■ **Exercise requirements**
Print the listing below from its opening line through the line holding "(deft) at (-21,274.5)", both ends included.
----------
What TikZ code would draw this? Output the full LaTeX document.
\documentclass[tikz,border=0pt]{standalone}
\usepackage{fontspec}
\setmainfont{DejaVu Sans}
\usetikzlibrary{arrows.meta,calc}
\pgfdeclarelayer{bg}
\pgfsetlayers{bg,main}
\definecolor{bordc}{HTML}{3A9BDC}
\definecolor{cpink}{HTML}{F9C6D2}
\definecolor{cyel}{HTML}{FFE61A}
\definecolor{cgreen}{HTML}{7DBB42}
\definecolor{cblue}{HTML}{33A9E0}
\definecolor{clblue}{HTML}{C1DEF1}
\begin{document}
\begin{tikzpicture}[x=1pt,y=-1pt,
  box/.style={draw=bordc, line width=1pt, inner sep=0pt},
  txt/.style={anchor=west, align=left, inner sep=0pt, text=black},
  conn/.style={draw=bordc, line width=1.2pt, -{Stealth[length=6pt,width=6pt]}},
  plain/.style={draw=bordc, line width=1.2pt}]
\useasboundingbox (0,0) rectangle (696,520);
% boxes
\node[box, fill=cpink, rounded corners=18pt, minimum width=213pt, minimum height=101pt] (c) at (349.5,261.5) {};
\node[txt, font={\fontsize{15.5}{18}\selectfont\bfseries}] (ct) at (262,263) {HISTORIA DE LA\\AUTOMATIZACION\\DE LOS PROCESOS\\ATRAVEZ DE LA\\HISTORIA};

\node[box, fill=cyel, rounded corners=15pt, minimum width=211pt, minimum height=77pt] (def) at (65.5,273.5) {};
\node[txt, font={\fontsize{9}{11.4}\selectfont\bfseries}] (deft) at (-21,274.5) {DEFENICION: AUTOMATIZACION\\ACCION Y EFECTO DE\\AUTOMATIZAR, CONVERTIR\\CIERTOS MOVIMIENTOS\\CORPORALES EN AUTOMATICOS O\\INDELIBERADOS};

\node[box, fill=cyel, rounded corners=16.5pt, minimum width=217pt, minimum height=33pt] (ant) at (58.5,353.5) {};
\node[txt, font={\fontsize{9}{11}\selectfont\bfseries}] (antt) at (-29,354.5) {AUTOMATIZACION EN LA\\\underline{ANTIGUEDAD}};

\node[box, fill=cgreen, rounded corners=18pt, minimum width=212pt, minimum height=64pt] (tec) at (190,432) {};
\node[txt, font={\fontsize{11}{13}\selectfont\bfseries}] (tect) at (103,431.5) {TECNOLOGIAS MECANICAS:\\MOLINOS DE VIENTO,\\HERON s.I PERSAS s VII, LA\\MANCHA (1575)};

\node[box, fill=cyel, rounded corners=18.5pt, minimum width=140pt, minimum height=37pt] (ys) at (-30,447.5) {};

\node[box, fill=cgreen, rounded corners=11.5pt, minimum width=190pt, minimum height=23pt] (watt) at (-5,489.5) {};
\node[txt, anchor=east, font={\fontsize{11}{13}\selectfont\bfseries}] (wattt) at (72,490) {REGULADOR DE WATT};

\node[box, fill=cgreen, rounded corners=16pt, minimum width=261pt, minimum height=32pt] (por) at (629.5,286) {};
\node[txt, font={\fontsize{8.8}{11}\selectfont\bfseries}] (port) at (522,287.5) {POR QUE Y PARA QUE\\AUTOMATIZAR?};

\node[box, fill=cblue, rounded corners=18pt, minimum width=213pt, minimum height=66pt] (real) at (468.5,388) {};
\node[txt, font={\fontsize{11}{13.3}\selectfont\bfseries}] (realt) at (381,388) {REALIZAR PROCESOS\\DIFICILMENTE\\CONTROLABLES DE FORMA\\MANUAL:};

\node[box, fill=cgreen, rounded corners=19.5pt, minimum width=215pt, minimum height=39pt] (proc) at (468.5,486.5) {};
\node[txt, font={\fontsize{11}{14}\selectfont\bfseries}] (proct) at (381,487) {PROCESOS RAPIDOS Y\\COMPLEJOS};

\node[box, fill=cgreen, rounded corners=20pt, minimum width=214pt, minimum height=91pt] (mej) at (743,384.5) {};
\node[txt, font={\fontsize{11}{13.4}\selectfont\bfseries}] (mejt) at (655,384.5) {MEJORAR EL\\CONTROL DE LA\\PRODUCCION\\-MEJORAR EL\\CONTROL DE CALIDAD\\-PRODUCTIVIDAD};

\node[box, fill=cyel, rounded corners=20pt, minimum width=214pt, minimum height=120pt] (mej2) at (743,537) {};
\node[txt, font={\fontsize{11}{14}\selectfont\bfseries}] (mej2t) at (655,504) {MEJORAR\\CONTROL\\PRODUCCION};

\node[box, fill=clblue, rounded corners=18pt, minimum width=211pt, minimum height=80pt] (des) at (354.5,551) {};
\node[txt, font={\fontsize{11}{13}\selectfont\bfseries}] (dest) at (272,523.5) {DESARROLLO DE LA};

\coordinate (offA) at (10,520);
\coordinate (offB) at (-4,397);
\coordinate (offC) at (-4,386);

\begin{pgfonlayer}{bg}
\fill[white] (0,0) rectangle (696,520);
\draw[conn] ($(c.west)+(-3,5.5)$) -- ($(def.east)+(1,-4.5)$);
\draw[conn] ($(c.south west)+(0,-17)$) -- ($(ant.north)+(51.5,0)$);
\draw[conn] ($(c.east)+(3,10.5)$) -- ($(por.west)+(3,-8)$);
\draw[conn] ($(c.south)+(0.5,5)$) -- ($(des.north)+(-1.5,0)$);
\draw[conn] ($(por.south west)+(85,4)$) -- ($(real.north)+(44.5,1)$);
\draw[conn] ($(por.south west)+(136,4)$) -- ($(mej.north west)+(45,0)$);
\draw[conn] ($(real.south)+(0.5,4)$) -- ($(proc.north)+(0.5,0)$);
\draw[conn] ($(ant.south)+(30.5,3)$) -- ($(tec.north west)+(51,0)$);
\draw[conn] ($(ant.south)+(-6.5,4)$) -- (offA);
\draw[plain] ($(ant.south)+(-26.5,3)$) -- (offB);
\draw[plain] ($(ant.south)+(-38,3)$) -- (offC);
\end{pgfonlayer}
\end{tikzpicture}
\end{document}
----------
■ **Answer**
What TikZ code would draw this? Output the full LaTeX document.
\documentclass[tikz,border=0pt]{standalone}
\usepackage{fontspec}
\setmainfont{DejaVu Sans}
\usetikzlibrary{arrows.meta,calc}
\pgfdeclarelayer{bg}
\pgfsetlayers{bg,main}
\definecolor{bordc}{HTML}{3A9BDC}
\definecolor{cpink}{HTML}{F9C6D2}
\definecolor{cyel}{HTML}{FFE61A}
\definecolor{cgreen}{HTML}{7DBB42}
\definecolor{cblue}{HTML}{33A9E0}
\definecolor{clblue}{HTML}{C1DEF1}
\begin{document}
\begin{tikzpicture}[x=1pt,y=-1pt,
  box/.style={draw=bordc, line width=1pt, inner sep=0pt},
  txt/.style={anchor=west, align=left, inner sep=0pt, text=black},
  conn/.style={draw=bordc, line width=1.2pt, -{Stealth[length=6pt,width=6pt]}},
  plain/.style={draw=bordc, line width=1.2pt}]
\useasboundingbox (0,0) rectangle (696,520);
% boxes
\node[box, fill=cpink, rounded corners=18pt, minimum width=213pt, minimum height=101pt] (c) at (349.5,261.5) {};
\node[txt, font={\fontsize{15.5}{18}\selectfont\bfseries}] (ct) at (262,263) {HISTORIA DE LA\\AUTOMATIZACION\\DE LOS PROCESOS\\ATRAVEZ DE LA\\HISTORIA};

\node[box, fill=cyel, rounded corners=15pt, minimum width=211pt, minimum height=77pt] (def) at (65.5,273.5) {};
\node[txt, font={\fontsize{9}{11.4}\selectfont\bfseries}] (deft) at (-21,274.5) {DEFENICION: AUTOMATIZACION\\ACCION Y EFECTO DE\\AUTOMATIZAR, CONVERTIR\\CIERTOS MOVIMIENTOS\\CORPORALES EN AUTOMATICOS O\\INDELIBERADOS};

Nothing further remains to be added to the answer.